-- Start --
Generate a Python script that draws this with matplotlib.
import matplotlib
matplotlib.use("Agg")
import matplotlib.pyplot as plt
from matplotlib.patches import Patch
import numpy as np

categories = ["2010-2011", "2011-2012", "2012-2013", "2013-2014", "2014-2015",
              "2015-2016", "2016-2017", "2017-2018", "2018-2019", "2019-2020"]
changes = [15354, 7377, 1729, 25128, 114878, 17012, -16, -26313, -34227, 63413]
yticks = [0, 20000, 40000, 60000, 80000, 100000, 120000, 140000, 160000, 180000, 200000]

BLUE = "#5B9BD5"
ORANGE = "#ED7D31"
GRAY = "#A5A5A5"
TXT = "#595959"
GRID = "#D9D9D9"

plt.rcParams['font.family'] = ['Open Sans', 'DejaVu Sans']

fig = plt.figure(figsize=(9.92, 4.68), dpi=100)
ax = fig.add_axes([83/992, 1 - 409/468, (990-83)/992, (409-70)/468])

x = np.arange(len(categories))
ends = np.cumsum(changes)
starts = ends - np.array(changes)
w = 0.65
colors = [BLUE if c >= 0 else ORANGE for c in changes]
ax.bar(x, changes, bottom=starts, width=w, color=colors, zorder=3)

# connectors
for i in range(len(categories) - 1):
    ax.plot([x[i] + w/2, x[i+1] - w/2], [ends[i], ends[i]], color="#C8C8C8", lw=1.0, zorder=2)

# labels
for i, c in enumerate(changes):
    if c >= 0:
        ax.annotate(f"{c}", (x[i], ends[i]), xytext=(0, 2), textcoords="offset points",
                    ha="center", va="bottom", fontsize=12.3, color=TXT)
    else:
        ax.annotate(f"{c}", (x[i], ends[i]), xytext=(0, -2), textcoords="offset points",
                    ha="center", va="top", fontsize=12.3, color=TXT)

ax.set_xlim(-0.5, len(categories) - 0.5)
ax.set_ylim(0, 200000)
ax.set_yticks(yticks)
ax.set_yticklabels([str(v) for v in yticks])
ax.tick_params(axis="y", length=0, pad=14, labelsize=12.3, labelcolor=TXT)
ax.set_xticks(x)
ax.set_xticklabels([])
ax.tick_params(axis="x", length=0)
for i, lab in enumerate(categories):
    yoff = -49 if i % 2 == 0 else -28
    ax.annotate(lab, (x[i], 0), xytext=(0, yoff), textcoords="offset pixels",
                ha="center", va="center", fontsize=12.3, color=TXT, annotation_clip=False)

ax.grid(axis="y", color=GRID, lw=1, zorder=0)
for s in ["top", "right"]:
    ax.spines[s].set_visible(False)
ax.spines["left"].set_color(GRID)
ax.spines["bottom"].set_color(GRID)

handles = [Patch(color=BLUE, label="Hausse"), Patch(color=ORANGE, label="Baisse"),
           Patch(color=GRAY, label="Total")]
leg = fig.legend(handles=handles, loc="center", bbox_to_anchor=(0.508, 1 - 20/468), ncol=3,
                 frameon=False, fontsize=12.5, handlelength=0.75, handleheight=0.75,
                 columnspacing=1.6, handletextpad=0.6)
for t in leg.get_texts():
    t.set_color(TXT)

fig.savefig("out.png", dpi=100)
-- End --
-- Start --
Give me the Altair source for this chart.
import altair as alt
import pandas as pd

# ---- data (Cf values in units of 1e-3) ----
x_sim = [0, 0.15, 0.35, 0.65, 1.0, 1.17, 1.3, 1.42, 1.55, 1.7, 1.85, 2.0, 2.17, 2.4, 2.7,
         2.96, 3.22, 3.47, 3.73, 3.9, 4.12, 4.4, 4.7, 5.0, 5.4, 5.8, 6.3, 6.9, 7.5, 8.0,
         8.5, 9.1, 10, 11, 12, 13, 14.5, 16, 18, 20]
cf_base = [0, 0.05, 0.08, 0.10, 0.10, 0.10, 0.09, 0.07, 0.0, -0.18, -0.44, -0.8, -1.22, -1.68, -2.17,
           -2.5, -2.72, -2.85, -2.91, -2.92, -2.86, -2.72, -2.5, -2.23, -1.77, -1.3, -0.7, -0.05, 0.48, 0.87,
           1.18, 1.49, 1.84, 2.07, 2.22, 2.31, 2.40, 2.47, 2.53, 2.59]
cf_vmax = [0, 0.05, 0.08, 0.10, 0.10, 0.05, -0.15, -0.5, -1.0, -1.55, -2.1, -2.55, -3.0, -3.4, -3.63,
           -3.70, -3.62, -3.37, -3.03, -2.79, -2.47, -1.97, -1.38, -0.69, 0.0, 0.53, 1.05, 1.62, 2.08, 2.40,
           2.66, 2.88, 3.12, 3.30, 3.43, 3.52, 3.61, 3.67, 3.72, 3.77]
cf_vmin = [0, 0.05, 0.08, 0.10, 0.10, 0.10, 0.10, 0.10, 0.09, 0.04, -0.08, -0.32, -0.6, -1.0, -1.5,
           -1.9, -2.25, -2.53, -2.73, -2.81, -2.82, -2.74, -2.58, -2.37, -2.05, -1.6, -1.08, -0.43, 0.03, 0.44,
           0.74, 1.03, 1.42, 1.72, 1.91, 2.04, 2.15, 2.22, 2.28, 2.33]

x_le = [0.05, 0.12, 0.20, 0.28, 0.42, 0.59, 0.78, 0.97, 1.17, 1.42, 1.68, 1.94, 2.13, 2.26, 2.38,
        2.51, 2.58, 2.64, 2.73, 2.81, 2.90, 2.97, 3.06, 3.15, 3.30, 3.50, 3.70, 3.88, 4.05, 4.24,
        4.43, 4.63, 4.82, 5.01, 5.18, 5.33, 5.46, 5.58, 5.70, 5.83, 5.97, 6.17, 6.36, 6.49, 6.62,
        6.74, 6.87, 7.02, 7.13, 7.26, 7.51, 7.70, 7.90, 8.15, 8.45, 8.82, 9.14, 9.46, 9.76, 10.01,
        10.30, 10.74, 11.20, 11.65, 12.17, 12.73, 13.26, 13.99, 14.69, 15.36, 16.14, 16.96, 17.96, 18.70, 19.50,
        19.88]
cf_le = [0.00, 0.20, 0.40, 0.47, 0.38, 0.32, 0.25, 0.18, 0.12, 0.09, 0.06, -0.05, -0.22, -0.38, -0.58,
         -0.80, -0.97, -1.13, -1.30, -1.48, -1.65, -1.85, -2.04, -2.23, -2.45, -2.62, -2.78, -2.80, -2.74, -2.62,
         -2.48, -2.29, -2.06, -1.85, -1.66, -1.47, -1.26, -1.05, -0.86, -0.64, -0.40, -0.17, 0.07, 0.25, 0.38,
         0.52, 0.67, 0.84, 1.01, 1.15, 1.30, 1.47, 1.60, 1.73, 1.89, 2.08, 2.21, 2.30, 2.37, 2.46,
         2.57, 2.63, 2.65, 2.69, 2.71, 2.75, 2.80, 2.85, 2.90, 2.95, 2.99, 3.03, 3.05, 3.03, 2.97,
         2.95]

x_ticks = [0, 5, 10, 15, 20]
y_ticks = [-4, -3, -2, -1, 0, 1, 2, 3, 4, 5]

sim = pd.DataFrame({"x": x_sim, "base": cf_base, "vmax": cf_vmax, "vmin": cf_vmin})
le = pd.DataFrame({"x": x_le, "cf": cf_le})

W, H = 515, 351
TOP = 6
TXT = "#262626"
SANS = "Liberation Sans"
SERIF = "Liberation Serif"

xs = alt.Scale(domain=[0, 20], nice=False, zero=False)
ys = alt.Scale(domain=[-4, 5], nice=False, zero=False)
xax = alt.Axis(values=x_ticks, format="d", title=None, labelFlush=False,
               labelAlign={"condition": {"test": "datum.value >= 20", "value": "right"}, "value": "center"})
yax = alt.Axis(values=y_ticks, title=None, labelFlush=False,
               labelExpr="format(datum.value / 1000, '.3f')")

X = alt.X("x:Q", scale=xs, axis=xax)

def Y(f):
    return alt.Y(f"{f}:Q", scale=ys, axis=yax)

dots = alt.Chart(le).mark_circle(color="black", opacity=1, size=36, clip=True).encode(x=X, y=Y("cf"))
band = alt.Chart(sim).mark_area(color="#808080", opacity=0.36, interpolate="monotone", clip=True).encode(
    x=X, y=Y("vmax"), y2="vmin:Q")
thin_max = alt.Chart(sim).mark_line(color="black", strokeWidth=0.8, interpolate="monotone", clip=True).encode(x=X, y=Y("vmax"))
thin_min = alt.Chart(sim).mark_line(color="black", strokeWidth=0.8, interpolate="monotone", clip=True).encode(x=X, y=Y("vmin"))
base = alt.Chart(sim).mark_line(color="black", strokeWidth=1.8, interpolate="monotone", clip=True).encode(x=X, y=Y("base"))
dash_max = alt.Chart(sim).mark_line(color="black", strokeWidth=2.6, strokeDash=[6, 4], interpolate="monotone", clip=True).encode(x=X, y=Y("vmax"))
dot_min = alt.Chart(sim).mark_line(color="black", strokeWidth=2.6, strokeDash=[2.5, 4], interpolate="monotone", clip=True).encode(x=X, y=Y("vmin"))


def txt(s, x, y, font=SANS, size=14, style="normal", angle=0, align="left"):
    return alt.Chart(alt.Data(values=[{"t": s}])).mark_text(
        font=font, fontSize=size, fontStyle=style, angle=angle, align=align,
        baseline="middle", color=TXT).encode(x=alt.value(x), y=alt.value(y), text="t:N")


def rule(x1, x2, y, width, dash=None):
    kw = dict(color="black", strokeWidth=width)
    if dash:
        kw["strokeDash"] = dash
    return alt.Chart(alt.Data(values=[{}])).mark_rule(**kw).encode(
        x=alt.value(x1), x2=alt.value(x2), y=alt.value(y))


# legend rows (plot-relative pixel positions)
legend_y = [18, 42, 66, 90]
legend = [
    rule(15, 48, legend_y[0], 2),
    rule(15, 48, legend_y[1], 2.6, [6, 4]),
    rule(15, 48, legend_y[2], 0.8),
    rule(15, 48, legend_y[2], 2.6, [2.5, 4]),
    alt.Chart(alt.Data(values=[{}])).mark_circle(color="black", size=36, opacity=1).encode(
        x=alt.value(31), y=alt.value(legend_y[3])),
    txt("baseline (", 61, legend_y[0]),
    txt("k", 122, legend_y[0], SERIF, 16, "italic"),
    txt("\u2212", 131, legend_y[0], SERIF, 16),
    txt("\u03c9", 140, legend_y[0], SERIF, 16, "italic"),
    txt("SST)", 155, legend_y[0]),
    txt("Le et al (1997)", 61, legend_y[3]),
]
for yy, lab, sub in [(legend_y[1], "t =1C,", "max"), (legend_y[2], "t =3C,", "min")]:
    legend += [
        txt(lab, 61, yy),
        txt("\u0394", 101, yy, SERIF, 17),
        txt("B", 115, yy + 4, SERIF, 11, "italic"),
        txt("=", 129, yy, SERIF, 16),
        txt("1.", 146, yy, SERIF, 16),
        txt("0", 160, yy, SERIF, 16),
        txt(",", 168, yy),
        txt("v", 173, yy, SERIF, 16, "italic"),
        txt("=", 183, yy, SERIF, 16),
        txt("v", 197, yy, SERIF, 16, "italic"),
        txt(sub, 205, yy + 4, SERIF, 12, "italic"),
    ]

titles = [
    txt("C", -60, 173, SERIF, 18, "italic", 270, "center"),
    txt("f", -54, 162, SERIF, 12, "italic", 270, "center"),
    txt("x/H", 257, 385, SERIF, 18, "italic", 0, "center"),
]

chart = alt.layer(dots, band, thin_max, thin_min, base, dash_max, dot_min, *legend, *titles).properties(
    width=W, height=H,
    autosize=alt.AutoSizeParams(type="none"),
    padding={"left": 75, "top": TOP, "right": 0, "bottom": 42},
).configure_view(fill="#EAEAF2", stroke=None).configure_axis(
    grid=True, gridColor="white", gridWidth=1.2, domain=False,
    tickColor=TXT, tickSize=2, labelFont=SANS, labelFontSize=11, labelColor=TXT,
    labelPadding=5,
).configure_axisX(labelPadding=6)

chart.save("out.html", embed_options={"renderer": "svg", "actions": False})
-- End --
> **Goal**
Transcribe the lines above from the one with "Generate a Python" through the one with "import numpy as np". Include both ends and leave out every other line.

> **Solution to the exercise**
Generate a Python script that draws this with matplotlib.
import matplotlib
matplotlib.use("Agg")
import matplotlib.pyplot as plt
from matplotlib.patches import Patch
import numpy as np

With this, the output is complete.